- [SUPPLIED INFORMATION]:
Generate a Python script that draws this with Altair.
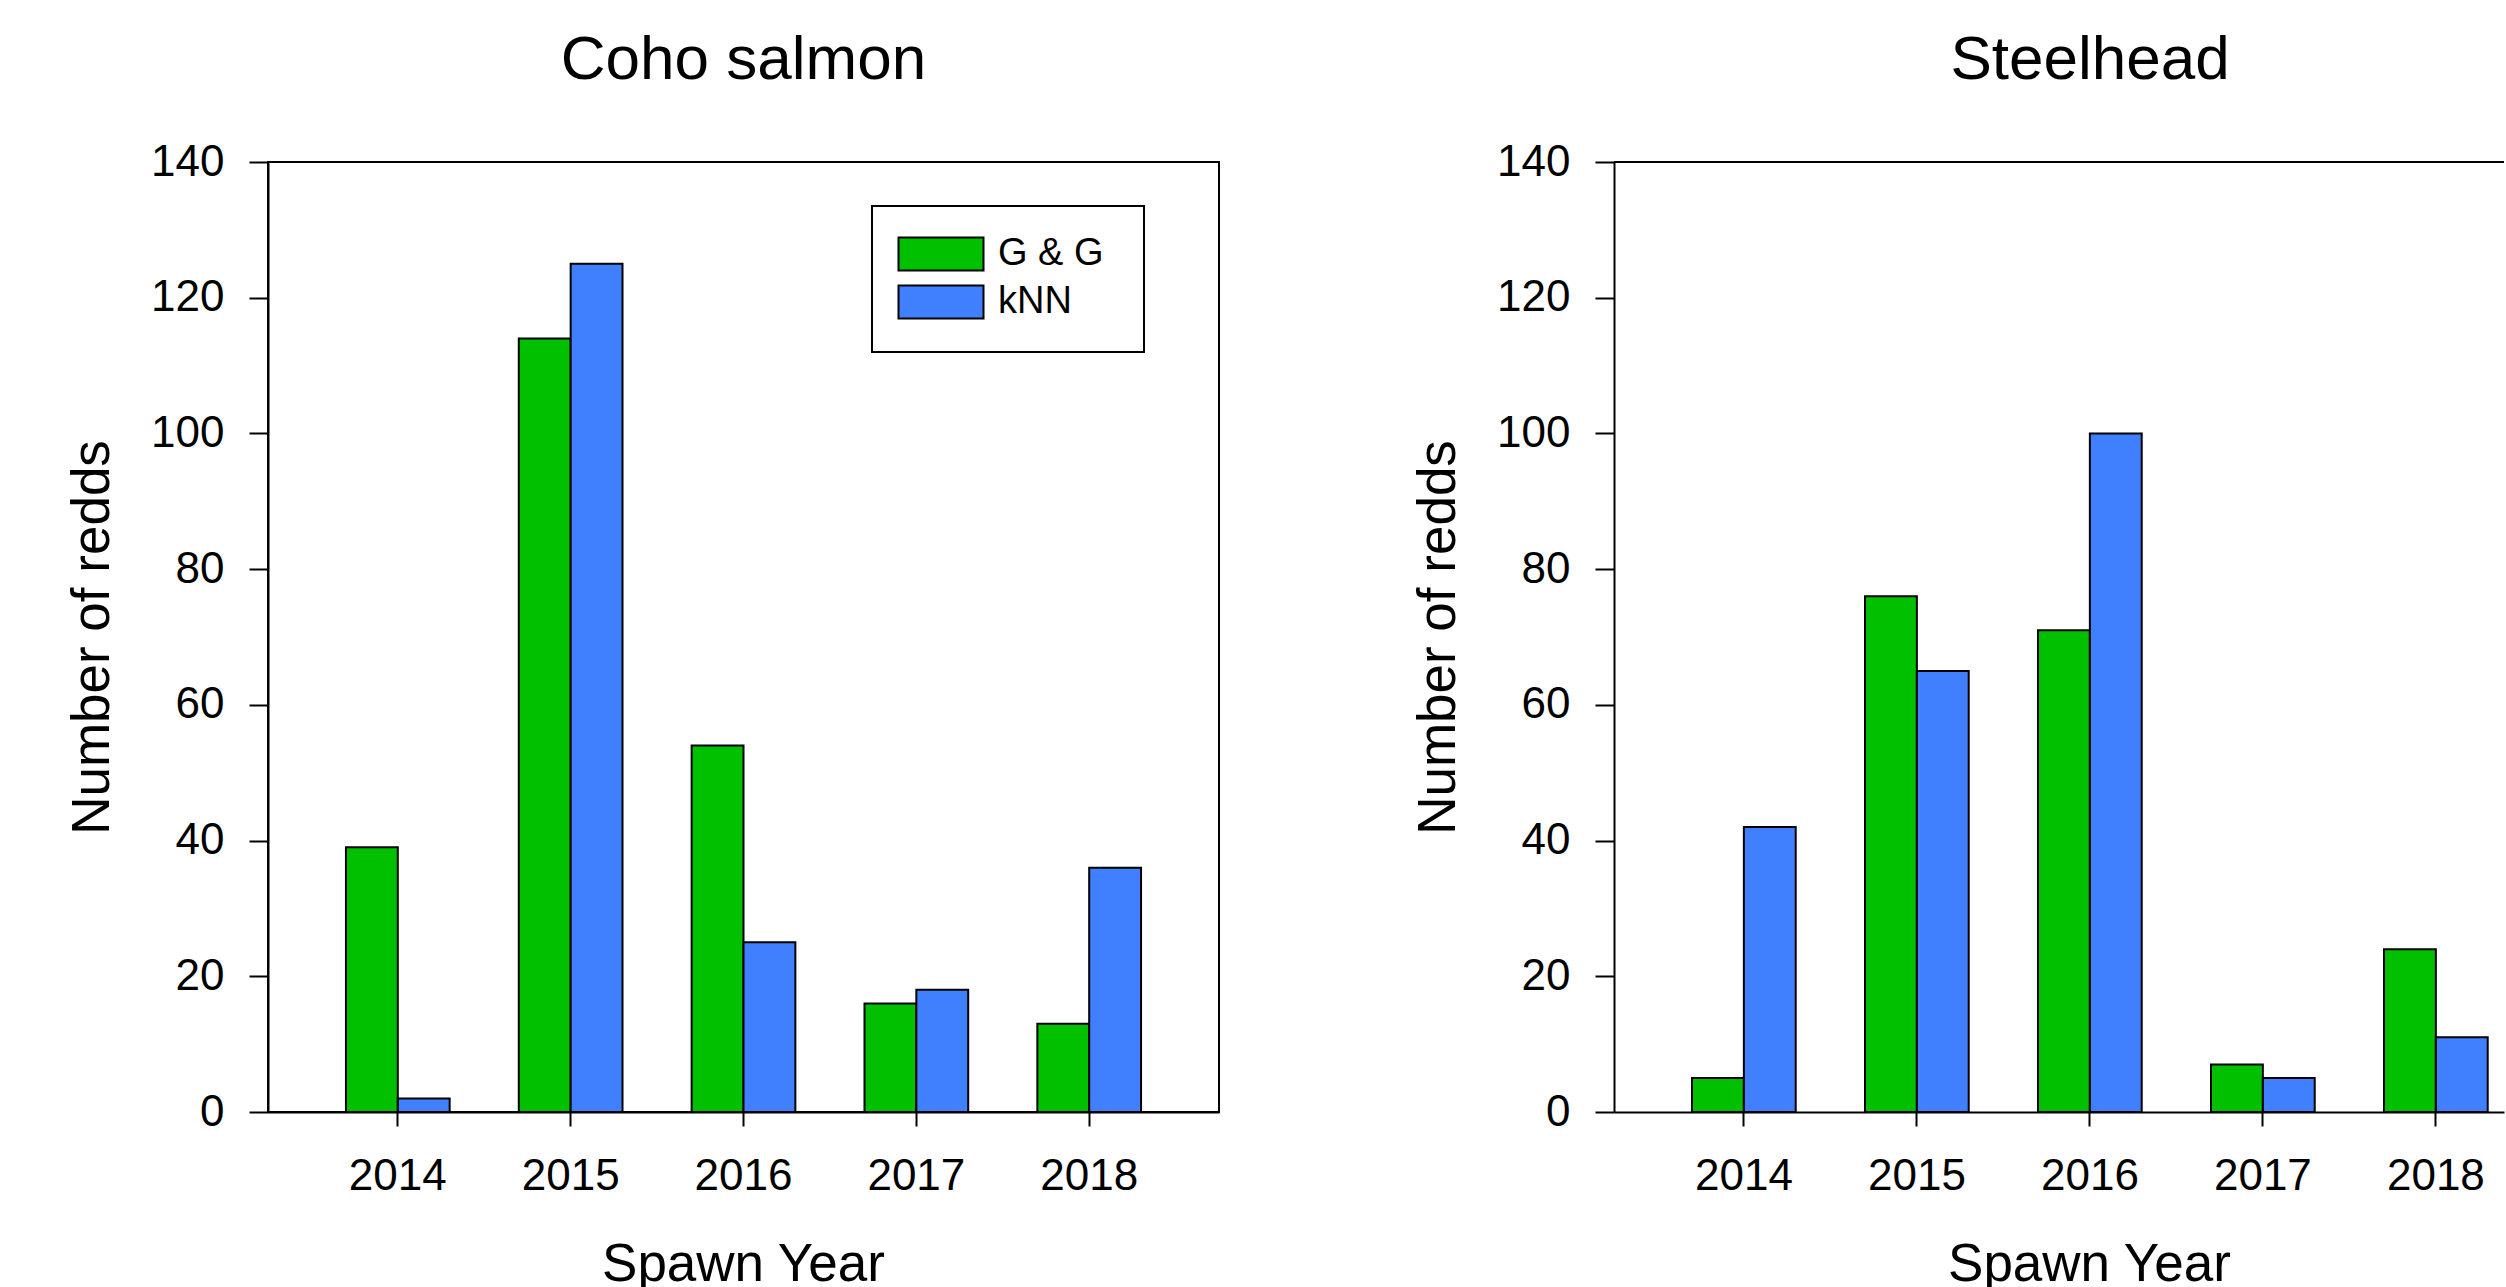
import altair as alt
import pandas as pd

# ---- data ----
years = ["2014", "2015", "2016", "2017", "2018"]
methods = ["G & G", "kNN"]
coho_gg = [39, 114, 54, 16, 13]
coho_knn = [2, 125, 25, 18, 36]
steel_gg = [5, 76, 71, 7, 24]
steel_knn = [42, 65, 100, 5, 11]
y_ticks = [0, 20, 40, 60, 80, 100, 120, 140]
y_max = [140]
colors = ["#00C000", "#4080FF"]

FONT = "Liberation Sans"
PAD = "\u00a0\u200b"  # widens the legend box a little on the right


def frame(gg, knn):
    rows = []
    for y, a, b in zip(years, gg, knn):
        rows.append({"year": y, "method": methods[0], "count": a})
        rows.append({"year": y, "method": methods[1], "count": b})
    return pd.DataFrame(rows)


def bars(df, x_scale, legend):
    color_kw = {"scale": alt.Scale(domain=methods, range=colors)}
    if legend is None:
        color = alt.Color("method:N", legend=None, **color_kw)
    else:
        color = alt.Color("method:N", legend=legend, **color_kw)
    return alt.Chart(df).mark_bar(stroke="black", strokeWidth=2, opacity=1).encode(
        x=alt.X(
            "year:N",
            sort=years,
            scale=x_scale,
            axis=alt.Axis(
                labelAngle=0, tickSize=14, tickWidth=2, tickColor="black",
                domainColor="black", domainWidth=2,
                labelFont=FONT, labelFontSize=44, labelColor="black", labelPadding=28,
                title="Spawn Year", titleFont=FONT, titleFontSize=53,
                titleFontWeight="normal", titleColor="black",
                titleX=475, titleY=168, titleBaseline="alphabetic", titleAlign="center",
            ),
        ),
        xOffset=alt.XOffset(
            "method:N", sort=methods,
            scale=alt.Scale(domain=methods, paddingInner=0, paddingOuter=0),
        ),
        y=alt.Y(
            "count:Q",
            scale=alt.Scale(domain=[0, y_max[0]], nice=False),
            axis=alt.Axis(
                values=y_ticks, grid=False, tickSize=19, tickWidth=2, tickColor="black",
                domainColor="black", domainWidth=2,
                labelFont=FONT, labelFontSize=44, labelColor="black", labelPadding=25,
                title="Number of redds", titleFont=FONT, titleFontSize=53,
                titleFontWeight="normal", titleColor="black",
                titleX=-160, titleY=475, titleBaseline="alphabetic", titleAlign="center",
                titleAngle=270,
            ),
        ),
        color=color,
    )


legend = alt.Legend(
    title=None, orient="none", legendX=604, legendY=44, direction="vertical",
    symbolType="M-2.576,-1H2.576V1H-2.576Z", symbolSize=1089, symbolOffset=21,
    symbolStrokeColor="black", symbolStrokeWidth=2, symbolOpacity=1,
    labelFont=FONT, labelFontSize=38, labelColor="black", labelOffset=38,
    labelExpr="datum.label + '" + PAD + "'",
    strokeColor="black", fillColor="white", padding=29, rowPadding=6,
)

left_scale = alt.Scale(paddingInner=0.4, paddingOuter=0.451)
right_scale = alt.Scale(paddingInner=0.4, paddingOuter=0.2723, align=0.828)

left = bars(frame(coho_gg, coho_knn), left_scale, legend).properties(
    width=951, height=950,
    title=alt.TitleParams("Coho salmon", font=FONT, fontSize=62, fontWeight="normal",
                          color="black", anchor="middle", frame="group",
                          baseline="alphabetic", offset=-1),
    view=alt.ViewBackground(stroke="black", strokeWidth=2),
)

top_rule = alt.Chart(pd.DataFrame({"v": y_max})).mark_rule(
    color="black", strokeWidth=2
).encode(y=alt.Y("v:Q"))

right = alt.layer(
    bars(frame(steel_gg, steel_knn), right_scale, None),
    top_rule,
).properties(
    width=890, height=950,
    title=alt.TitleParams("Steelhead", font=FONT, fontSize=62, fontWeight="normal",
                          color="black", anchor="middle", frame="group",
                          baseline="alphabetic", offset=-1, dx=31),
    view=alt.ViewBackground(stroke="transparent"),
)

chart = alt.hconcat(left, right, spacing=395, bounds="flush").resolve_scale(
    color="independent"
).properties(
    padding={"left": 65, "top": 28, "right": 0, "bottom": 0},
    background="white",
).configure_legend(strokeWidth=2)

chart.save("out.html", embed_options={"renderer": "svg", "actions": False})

- [TASK DESCRIPTION]:
Look at the listing and set down only the lines from its start through the line with "return pd.DataFrame(rows)", word for word and without pictures.

- [RESULT]:
Generate a Python script that draws this with Altair.
import altair as alt
import pandas as pd

# ---- data ----
years = ["2014", "2015", "2016", "2017", "2018"]
methods = ["G & G", "kNN"]
coho_gg = [39, 114, 54, 16, 13]
coho_knn = [2, 125, 25, 18, 36]
steel_gg = [5, 76, 71, 7, 24]
steel_knn = [42, 65, 100, 5, 11]
y_ticks = [0, 20, 40, 60, 80, 100, 120, 140]
y_max = [140]
colors = ["#00C000", "#4080FF"]

FONT = "Liberation Sans"
PAD = "\u00a0\u200b"  # widens the legend box a little on the right


def frame(gg, knn):
    rows = []
    for y, a, b in zip(years, gg, knn):
        rows.append({"year": y, "method": methods[0], "count": a})
        rows.append({"year": y, "method": methods[1], "count": b})
    return pd.DataFrame(rows)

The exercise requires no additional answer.